>> BEGIN

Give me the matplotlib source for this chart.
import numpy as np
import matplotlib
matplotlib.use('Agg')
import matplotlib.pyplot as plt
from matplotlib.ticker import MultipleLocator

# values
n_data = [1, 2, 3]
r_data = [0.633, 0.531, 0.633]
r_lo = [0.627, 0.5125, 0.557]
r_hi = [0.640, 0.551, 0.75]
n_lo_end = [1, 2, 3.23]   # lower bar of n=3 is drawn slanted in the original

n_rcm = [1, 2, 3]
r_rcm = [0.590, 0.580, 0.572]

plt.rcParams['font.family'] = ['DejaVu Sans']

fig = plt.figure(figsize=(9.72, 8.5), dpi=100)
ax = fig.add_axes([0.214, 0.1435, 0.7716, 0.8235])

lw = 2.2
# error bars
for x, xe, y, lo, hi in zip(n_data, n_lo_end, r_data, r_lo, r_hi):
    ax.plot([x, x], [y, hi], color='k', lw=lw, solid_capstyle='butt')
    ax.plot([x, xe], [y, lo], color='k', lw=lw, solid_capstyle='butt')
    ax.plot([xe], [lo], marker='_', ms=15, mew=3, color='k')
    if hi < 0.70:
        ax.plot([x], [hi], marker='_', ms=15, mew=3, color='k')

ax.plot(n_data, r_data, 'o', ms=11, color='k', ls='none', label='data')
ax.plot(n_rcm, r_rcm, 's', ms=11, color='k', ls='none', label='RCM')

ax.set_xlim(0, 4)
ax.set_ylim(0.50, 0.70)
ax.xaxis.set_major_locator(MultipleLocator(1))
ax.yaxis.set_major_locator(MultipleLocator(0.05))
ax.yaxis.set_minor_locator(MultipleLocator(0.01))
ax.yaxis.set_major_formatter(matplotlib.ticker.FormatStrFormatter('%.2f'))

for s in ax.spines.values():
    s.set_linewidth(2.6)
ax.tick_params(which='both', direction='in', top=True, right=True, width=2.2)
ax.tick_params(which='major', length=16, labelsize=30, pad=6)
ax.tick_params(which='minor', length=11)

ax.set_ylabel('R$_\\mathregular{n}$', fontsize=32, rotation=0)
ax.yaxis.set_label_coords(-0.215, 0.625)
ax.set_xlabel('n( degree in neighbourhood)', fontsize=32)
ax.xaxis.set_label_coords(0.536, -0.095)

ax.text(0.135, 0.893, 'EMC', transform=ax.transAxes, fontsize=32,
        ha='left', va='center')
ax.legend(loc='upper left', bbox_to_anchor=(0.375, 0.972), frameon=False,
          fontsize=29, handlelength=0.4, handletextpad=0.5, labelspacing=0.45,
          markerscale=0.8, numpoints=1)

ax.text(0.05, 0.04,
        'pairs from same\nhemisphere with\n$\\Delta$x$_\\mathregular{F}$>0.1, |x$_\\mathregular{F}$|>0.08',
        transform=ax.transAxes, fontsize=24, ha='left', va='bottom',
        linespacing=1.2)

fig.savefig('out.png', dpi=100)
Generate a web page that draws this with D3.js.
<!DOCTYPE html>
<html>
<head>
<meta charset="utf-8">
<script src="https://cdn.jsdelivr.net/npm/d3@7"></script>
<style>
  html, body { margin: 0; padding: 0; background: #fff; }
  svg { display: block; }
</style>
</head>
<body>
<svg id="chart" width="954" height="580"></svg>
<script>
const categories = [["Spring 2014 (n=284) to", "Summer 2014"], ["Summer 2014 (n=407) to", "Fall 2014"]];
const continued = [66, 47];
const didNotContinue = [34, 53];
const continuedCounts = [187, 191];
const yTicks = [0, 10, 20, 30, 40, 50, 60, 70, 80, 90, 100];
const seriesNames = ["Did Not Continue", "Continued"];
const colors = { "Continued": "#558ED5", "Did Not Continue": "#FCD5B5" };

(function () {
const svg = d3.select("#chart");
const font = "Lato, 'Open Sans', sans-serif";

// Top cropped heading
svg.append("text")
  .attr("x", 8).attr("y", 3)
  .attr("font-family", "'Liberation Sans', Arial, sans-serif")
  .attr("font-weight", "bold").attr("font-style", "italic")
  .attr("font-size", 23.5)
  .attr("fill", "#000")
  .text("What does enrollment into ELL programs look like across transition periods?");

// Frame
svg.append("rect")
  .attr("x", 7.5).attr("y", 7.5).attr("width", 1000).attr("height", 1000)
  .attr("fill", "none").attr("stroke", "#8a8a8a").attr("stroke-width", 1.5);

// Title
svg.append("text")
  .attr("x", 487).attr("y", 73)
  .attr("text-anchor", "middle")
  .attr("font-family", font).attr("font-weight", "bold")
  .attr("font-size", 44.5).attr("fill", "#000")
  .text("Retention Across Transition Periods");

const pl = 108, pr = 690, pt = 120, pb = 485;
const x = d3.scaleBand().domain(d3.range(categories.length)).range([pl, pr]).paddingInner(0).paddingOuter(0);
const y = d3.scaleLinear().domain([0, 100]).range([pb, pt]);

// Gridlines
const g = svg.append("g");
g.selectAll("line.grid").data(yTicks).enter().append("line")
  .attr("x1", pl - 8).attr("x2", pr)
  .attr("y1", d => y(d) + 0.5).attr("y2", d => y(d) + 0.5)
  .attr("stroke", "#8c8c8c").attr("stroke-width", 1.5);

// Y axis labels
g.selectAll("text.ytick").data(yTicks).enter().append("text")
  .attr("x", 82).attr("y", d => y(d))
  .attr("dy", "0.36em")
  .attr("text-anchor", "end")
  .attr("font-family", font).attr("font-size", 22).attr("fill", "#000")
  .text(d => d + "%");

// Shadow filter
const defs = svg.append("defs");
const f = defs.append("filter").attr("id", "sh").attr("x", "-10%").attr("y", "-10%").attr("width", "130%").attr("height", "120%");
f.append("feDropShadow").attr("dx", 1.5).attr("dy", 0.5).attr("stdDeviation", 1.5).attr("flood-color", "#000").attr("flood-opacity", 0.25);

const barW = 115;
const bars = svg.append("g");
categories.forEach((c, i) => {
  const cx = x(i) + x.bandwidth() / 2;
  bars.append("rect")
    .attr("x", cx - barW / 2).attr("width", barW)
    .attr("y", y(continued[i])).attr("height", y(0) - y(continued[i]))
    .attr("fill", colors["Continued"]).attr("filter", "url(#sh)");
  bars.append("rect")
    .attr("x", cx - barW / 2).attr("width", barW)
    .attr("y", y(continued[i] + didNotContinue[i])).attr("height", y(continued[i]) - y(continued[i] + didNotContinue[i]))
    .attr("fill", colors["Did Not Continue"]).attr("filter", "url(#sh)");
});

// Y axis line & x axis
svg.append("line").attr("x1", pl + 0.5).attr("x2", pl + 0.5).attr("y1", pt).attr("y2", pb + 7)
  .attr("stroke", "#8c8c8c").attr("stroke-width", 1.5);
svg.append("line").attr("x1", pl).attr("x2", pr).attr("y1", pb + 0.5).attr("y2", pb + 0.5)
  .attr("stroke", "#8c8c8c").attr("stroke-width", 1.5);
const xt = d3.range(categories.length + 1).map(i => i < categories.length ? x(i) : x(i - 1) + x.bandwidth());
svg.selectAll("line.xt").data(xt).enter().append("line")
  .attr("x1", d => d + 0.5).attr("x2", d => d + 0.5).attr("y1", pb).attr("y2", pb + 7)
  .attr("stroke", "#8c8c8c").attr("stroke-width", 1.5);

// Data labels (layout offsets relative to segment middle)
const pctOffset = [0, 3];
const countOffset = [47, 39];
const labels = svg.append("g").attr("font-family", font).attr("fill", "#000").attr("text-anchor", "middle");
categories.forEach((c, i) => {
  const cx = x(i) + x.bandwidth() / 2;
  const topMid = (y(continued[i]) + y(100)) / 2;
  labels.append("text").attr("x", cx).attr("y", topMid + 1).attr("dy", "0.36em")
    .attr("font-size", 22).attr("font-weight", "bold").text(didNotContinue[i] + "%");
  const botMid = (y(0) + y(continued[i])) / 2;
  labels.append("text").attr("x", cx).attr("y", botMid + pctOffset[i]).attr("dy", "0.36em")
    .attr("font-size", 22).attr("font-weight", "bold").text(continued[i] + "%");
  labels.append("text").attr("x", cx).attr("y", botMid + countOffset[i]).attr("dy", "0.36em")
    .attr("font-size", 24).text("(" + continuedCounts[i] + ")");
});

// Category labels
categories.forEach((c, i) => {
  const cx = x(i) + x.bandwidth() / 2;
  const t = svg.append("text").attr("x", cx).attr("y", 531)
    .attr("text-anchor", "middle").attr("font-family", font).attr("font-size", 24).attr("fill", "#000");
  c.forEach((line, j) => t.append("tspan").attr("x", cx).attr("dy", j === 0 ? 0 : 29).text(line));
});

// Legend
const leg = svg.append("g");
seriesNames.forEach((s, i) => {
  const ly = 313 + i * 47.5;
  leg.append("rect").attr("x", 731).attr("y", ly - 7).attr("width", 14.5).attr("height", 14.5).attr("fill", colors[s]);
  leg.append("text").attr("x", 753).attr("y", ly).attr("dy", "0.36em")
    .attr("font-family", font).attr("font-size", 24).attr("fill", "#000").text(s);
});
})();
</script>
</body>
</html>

>> END

Instruction: From the opening line of the data above through the line that contains "ax = fig.add_axes([0.214, 0.1435, 0.7716, 0.8235])", please print each line as it stands and only those lines.

The output:
Give me the matplotlib source for this chart.
import numpy as np
import matplotlib
matplotlib.use('Agg')
import matplotlib.pyplot as plt
from matplotlib.ticker import MultipleLocator

# values
n_data = [1, 2, 3]
r_data = [0.633, 0.531, 0.633]
r_lo = [0.627, 0.5125, 0.557]
r_hi = [0.640, 0.551, 0.75]
n_lo_end = [1, 2, 3.23]   # lower bar of n=3 is drawn slanted in the original

n_rcm = [1, 2, 3]
r_rcm = [0.590, 0.580, 0.572]

plt.rcParams['font.family'] = ['DejaVu Sans']

fig = plt.figure(figsize=(9.72, 8.5), dpi=100)
ax = fig.add_axes([0.214, 0.1435, 0.7716, 0.8235])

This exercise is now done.